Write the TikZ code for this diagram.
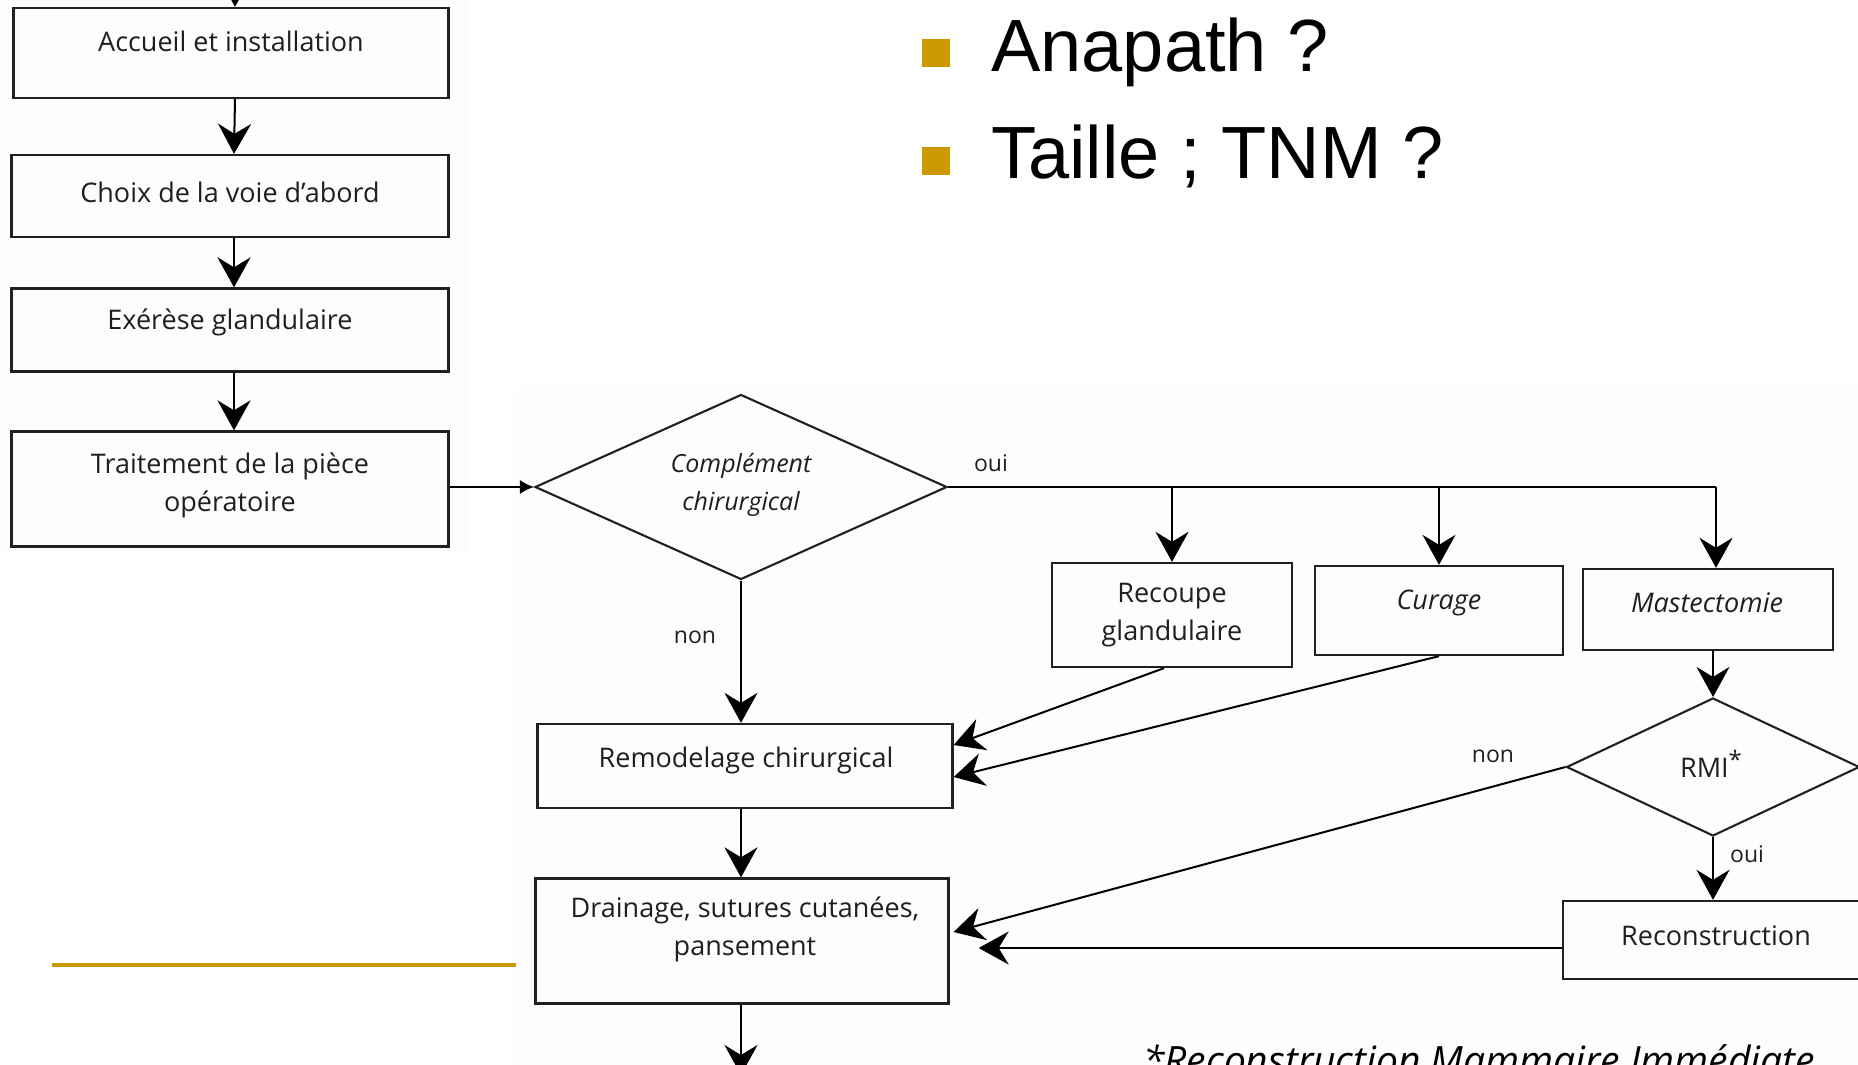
\documentclass[tikz,border=0pt]{standalone}
\usepackage{fontspec}
\setmainfont{Open Sans}
\newfontfamily\arialfont{Liberation Sans}
\usetikzlibrary{shapes.geometric,arrows.meta}
\definecolor{gold}{HTML}{CC9900}
\definecolor{boxline}{HTML}{202020}
\definecolor{paper}{HTML}{FDFDFD}
\begin{document}
\begin{tikzpicture}[x=1pt,y=-1pt,
  box/.style={draw=boxline, line width=2.3pt, rectangle, inner sep=0pt},
  dia/.style={draw=boxline, line width=2.1pt, diamond, inner sep=0pt},
  txt/.style={font=\fontsize{27}{38}\selectfont, align=center, text=black!88, inner sep=0pt},
  itxt/.style={txt, font=\fontsize{27}{38}\selectfont\itshape},
  lbl/.style={font=\fontsize{23}{28}\selectfont, text=black!88, inner sep=0pt},
  arr/.style={line width=2pt, draw=black, -{Stealth[length=30pt,width=33pt,inset=10pt]}},
  ln/.style={line width=2pt, draw=black},
  bullet/.style={fill=gold, minimum size=28pt, inner sep=0pt},
  slide/.style={font=\arialfont\fontsize{74}{80}\selectfont, inner sep=0pt, anchor=base west},
]
\useasboundingbox (0,0) rectangle (1858,1065);
\clip (0,0) rectangle (1858,1065);
\fill[paper] (0,0) rectangle (468,552);
\fill[paper] (515,388) rectangle (1858,1065);

% left column
\node[box, minimum width=435pt, minimum height=90pt] (b1) at (231,53) {};
\node[txt] (b1t) at (231,41) {Accueil et installation};
\node[box, minimum width=437pt, minimum height=82pt] (b2) at (230,196) {};
\node[txt] (b2t) at (230,192) {Choix de la voie d'abord};
\node[box, minimum width=437pt, minimum height=83pt] (b3) at (230,330) {};
\node[txt] (b3t) at (230,322) {Exérèse glandulaire};
\node[box, minimum width=437pt, minimum height=115pt] (b4) at (230,489) {};
\node[txt] (b4t) at (230,485) {Traitement de la pièce\\opératoire};

\coordinate (topin) at (235,-30);
\draw[arr] (topin) -- ([xshift=4pt]b1.north);
\draw[arr] ([xshift=4pt]b1.south) -- ([xshift=4pt]b2.north);
\draw[arr] ([xshift=4pt]b2.south) -- ([xshift=4pt]b3.north);
\draw[arr] ([xshift=4pt]b3.south) -- ([xshift=4pt]b4.north);

% decision 1
\node[dia, minimum width=412pt, minimum height=185pt] (d1) at (741,487) {};
\node[txt, font=\fontsize{25}{38}\selectfont\itshape] (d1t) at (741,485) {Complément\\chirurgical};
\draw[ln, -{Latex[length=14pt,width=14pt]}] (b4.east |- d1.west) -- (d1.west);

\node[lbl] (oui1) at (991,463) {oui};
\node[lbl] (non1) at (695,637) {non};

\coordinate (j1) at (1172,487);
\coordinate (j2) at (1439,487);
\coordinate (j3) at (1716,487);
\draw[ln] (d1.east) -- (j3);

\node[box, minimum width=240pt, minimum height=104pt] (rec) at (1172,615) {};
\node[txt] (rect) at (1172,615) {Recoupe\\glandulaire};
\node[box, minimum width=248pt, minimum height=89pt] (cur) at (1439,610.5) {};
\node[itxt] (curt) at (1439,603) {Curage};
\node[box, minimum width=250pt, minimum height=81pt] (mas) at (1708,609.5) {};
\node[itxt] (mast) at (1707,603) {Mastectomie};

\draw[arr] (j1) -- (rec.north);
\draw[arr] (j2) -- (cur.north);
\draw[arr] (j3) -- (j3 |- mas.north);

% RMI
\node[dia, minimum width=293pt, minimum height=138pt] (rmi) at (1713,767) {};
\node[txt] (rmit) at (1711,764) {RMI\raisebox{9pt}{\fontsize{24}{24}\selectfont *}};
\draw[arr] (mas.south -| rmi.north) -- (rmi.north);
\node[lbl] (non2) at (1493,756) {non};
\node[lbl] (oui2) at (1747,854) {oui};

\node[box, minimum width=306pt, minimum height=78pt] (recon) at (1716,940) {};
\node[txt] (recont) at (1716,936) {Reconstruction};
\draw[arr] (rmi.south) -- (rmi.south |- recon.north);

% centre column
\node[box, minimum width=415pt, minimum height=84pt] (rem) at (745,766) {};
\node[txt] (remt) at (746,760) {Remodelage chirurgical};
\node[box, minimum width=413pt, minimum height=125pt] (dra) at (742,941) {};
\node[txt] (drat) at (745,929) {Drainage, sutures cutanées,\\pansement};

\draw[arr] (d1.south) -- (d1.south |- rem.north);
\draw[arr] (rem.south -| d1.south) -- (dra.north -| d1.south);
\coordinate (out) at (741,1075);
\draw[arr] (dra.south -| out) -- (out);

\draw[arr] ([xshift=-8pt]rec.south) -- ([yshift=21pt]rem.east);
\draw[arr] (cur.south) -- ([yshift=-11pt]rem.east);
\draw[arr] (rmi.west) -- ([xshift=4pt,yshift=9pt]dra.east);
\coordinate (rw) at ([yshift=-8pt]recon.west);
\draw[arr] (rw) -- ([xshift=29pt]rw -| dra.east);

\node[font=\fontsize{39}{42}\selectfont\itshape, inner sep=0pt, anchor=base west, text=black] (foot) at (1143,1074) {*Reconstruction Mammaire Immédiate};

% slide elements
\coordinate (g1) at (52,965);
\coordinate (g2) at (516,965);
\draw[gold, line width=4pt] (g1) -- (g2);
\node[bullet] (bul1) at (936,53) {};
\node[bullet] (bul2) at (936,161) {};
\node[slide] (s1) at (991,71) {Anapath ?};
\node[slide] (s2) at (991,178) {Taille ; TNM ?};
\end{tikzpicture}
\end{document}
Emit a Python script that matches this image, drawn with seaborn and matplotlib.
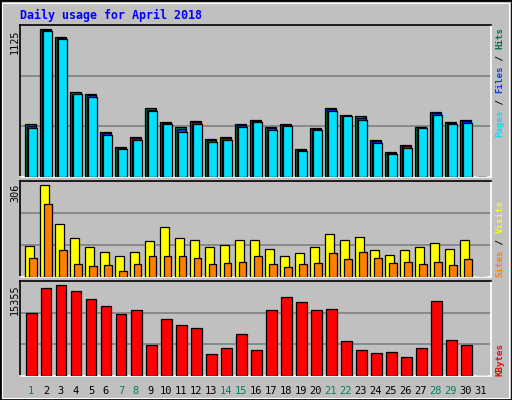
import matplotlib
matplotlib.use("Agg")
import matplotlib.pyplot as plt
import seaborn as sns
import numpy as np
import pandas as pd

days = list(range(1, 32))
day_labels = [str(d) for d in days]
weekend = [1, 7, 8, 14, 15, 21, 22, 28, 29]
hits = [400,1125,1064,644,629,346,227,303,522,422,384,430,293,303,407,438,384,400,216,377,529,476,461,285,193,247,384,499,422,438,0]
files = [388,1118,1056,636,621,334,222,294,514,414,365,418,281,294,395,430,372,396,208,369,517,468,450,273,185,235,380,488,414,426,0]
pages = [377,1110,1049,629,613,323,216,285,506,407,346,407,270,285,384,422,361,392,201,361,506,461,438,262,178,224,377,476,407,415,0]
visits = [104,306,174,128,101,84,68,84,118,164,128,124,101,107,121,121,94,71,81,98,141,121,134,91,74,88,98,114,94,121,0]
sites = [64,241,88,44,38,41,21,44,68,68,71,64,44,48,51,68,44,34,44,48,81,61,84,64,48,51,44,51,41,61,0]
kbytes = [10648,14851,15355,14346,13001,11824,10480,11152,5268,9639,8630,8126,3755,4763,7117,4427,11152,13338,12497,11152,11320,5940,4427,3923,4091,3250,4763,12665,6108,5268,0]

sns.set_theme(style="white")
plt.rcParams['font.family'] = ['DejaVu Sans Mono', 'DejaVu Sans']
BG = "#C0C0C0"
W, H = 512, 400
fig = plt.figure(figsize=(W/100, H/100), dpi=100, facecolor=BG)
fig.patches.append(plt.Rectangle((0, 0), 1, 1, transform=fig.transFigure, fill=False,
                                 edgecolor="black", linewidth=2))
fig.patches.append(plt.Rectangle((2/W, 2/H), 1-5/W, 1-5/H, transform=fig.transFigure, fill=False,
                                 edgecolor="white", linewidth=0.8))

def mkax(top, bottom):
    ax = fig.add_axes([20/W, (H-bottom)/H, 471/W, (bottom-top)/H])
    ax.set_facecolor(BG)
    for s in ["top", "left"]:
        ax.spines[s].set_color("black")
    for s in ["bottom", "right"]:
        ax.spines[s].set_color("white")
    for s in ax.spines.values():
        s.set_linewidth(1.2)
    ax.set_xlim(0.27, 31.67)
    ax.set_xticks([]); ax.set_yticks([])
    ax.set_xlabel(""); ax.set_ylabel("")
    return ax

d = np.array(days, dtype=float)
def bars(ax, xs, vals, w, color):
    df = pd.DataFrame({"x": xs, "v": vals})
    sns.barplot(data=df, x="x", y="v", native_scale=True, width=w, color=color,
                edgecolor="black", linewidth=0.9, saturation=1, ax=ax, zorder=3)

def grid(ax, ymax):
    for f in (1/3, 2/3):
        ax.axhline(ymax*f, color="#808080", lw=1.2, zorder=1)

ax1 = mkax(25, 177)
grid(ax1, 1158)
bars(ax1, d - 0.03, hits, 0.73, "#007050")
bars(ax1, d + 0.03, files, 0.62, "#0040FF")
bars(ax1, d + 0.10, pages, 0.56, "#00E0FF")
ax1.set_ylim(0, 1158)

ax2 = mkax(181, 277)
grid(ax2, 318)
bars(ax2, d - 0.11, visits, 0.58, "#FFFF00")
bars(ax2, d + 0.12, sites, 0.50, "#FF8000")
ax2.set_ylim(0, 318)

ax3 = mkax(281, 376)
grid(ax3, 15960)
bars(ax3, d + 0.02, kbytes, 0.70, "#FF0000")
ax3.set_ylim(0, 15960)
for ax in (ax1, ax2, ax3):
    ax.set_xlim(0.27, 31.67)
    ax.set_xticks([]); ax.set_yticks([])
    ax.set_xlabel(""); ax.set_ylabel("")

ax3.set_xticks(days)
ax3.set_xticklabels(day_labels, fontsize=7.5)
ax3.tick_params(axis="x", length=0, pad=7)
for lab, dd in zip(ax3.get_xticklabels(), days):
    lab.set_color("#008060" if dd in weekend else "black")

fig.text(20/W, 1-15/H, "Daily usage for April 2018", color="#0000FF", fontsize=8.4,
         fontweight="bold", va="center", ha="left")

for txt, y in [("1125", 29), ("306", 184), ("15355", 284)]:
    fig.text(15/W, 1-y/H, txt, rotation=90, fontsize=7.3, va="top", ha="center", color="black")

adv = 5.5
def rlabel(parts, ybottom):
    y = ybottom
    for s, c in parts:
        fig.text(500/W, 1-y/H, s, rotation=90, fontsize=6.6, fontweight="bold",
                 color=c, va="bottom", ha="center")
        y -= adv*len(s)

rlabel([("Pages", "#00E0FF"), (" / ", "black"), ("Files", "#0040FF"), (" / ", "black"), ("Hits", "#007050")], 137)
rlabel([("Sites", "#FF8000"), (" / ", "black"), ("Visits", "#FFFF00")], 277)
rlabel([("KBytes", "#FF0000")], 376)

fig.savefig("out.png", dpi=100, facecolor=BG)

• DIRECTIONS FOR THIS TASK: Using the entries above, repeat exactly the lines from the one with "Emit a Python" to the one with "import pandas as pd", both included, and leave the pictures behind.

• EXERCISE RESULT:
Emit a Python script that matches this image, drawn with seaborn and matplotlib.
import matplotlib
matplotlib.use("Agg")
import matplotlib.pyplot as plt
import seaborn as sns
import numpy as np
import pandas as pd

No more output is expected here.